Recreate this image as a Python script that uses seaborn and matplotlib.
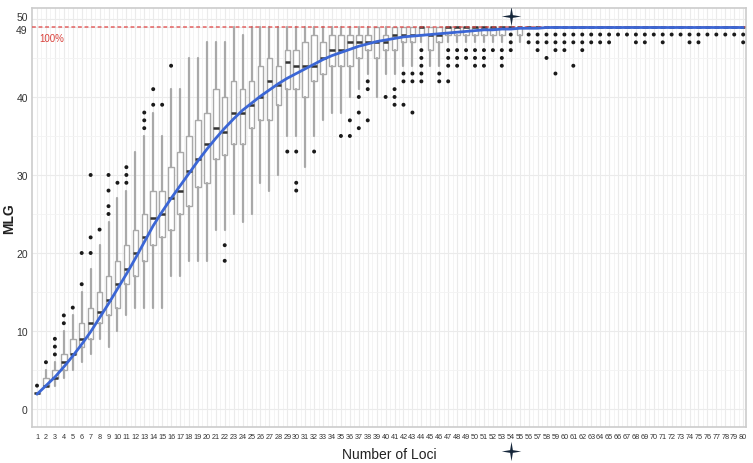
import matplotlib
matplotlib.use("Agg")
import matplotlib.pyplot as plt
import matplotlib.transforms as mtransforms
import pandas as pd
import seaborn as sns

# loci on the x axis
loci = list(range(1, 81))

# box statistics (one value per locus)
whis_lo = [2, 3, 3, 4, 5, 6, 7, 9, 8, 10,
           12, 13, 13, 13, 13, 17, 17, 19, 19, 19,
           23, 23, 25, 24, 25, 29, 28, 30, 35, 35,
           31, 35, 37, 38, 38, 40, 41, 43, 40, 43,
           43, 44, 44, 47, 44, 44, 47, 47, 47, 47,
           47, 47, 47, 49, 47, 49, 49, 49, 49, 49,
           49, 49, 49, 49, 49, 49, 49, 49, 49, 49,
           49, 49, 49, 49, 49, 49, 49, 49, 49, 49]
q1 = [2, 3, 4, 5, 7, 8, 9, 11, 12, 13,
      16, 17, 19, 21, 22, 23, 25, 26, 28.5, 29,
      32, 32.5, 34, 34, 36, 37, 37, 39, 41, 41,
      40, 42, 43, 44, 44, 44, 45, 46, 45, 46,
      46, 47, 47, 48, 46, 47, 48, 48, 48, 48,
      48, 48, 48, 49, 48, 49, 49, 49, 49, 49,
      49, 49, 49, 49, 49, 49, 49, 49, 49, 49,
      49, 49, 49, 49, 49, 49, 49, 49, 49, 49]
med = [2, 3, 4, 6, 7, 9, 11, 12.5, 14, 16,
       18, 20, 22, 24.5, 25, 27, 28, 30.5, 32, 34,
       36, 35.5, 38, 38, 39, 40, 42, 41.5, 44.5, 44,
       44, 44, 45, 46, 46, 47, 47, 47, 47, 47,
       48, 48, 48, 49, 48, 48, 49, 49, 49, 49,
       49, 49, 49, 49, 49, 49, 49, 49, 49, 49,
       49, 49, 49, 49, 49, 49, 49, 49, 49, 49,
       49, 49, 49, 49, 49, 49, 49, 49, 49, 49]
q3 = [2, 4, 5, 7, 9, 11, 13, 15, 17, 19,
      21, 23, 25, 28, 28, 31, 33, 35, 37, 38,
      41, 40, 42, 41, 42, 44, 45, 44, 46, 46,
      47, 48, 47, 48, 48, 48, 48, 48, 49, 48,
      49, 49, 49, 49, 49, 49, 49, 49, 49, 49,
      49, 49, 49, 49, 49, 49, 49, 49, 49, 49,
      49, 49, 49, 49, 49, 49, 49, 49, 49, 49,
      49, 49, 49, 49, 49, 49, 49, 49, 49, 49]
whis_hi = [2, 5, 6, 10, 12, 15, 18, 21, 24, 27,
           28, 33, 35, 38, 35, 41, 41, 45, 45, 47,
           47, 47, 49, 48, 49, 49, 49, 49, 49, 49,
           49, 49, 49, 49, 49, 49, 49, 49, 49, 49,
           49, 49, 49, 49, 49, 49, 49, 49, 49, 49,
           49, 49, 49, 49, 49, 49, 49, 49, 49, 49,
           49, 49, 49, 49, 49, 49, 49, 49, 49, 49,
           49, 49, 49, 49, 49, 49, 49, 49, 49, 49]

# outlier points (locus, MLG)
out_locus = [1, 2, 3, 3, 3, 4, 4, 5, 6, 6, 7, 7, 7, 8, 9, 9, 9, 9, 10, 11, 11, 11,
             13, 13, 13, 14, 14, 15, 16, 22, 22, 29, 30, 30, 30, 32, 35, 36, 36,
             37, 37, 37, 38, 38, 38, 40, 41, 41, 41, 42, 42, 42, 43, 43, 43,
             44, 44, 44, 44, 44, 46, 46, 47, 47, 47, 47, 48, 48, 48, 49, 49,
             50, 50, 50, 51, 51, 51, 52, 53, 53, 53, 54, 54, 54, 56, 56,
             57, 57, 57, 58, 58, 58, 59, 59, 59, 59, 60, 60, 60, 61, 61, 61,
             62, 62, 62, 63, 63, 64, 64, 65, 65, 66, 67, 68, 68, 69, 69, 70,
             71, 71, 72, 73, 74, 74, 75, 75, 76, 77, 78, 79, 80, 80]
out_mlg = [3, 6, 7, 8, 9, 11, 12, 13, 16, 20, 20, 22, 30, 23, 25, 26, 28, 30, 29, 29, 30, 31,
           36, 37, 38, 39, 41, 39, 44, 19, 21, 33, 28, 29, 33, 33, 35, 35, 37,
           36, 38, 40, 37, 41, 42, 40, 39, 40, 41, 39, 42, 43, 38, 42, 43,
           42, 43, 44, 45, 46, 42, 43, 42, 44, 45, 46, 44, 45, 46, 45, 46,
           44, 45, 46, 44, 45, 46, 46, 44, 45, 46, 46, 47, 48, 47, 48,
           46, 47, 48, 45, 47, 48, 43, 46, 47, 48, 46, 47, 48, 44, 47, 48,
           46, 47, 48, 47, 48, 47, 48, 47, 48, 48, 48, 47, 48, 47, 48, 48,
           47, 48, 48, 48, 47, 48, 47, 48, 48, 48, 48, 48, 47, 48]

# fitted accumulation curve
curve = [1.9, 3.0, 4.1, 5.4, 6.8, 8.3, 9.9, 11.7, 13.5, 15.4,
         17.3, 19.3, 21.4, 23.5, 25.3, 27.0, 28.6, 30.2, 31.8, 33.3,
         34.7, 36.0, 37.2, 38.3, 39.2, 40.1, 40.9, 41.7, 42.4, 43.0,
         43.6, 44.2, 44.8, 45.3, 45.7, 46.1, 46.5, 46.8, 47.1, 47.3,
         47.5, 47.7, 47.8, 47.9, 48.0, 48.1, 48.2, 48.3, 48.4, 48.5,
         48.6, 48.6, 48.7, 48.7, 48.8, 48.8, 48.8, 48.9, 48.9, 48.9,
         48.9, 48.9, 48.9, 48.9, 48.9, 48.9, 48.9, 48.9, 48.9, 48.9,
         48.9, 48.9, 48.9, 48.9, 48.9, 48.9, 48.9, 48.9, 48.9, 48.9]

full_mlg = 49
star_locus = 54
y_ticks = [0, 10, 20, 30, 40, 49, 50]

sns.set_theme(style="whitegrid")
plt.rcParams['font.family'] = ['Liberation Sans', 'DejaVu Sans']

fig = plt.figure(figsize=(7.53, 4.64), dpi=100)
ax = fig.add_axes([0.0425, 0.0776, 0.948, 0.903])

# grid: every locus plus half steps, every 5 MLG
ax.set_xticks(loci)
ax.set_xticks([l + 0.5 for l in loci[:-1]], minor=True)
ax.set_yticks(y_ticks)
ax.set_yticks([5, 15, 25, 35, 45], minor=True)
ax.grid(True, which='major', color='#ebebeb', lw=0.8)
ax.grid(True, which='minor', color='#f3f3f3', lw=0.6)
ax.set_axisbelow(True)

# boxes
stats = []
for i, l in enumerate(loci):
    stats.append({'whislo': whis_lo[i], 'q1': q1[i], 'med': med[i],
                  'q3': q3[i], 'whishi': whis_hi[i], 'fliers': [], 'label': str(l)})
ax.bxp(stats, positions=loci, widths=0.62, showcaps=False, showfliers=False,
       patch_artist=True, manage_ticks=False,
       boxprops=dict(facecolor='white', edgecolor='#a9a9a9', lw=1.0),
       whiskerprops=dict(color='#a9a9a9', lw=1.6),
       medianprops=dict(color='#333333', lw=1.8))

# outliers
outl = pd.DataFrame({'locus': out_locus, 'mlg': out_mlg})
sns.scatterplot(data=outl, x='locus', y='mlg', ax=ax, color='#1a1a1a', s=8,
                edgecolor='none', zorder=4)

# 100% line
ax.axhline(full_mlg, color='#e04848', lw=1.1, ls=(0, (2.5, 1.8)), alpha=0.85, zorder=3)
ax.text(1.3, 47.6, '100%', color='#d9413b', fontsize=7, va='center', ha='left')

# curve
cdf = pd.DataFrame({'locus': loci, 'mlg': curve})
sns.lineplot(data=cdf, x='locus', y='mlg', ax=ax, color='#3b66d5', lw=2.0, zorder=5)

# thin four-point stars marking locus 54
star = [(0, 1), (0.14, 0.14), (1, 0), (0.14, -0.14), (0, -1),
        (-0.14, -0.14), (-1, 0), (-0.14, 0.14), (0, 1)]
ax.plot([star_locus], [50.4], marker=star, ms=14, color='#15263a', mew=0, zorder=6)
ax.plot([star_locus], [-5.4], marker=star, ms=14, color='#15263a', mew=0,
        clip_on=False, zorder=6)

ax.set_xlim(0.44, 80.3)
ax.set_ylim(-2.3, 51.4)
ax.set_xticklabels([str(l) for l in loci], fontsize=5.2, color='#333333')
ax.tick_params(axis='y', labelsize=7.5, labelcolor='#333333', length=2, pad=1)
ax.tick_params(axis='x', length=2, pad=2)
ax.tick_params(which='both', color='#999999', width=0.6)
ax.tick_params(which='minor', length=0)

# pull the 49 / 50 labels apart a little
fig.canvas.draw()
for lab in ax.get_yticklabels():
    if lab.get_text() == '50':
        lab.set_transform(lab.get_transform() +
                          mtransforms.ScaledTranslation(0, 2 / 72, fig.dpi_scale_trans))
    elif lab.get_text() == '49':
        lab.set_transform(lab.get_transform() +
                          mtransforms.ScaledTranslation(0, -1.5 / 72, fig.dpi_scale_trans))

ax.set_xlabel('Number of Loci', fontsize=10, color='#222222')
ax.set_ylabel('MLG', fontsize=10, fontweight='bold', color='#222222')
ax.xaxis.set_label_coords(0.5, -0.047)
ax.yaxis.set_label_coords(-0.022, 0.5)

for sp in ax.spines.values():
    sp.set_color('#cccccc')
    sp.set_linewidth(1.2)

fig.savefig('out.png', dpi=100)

———

- [WHAT IS ASKED]: Leave out the pictures and repeat exactly the lines from the start of the material through the line that contains "loci = list(range(1, 81))", both included.

- [FINISHED ANSWER]:
Recreate this image as a Python script that uses seaborn and matplotlib.
import matplotlib
matplotlib.use("Agg")
import matplotlib.pyplot as plt
import matplotlib.transforms as mtransforms
import pandas as pd
import seaborn as sns

# loci on the x axis
loci = list(range(1, 81))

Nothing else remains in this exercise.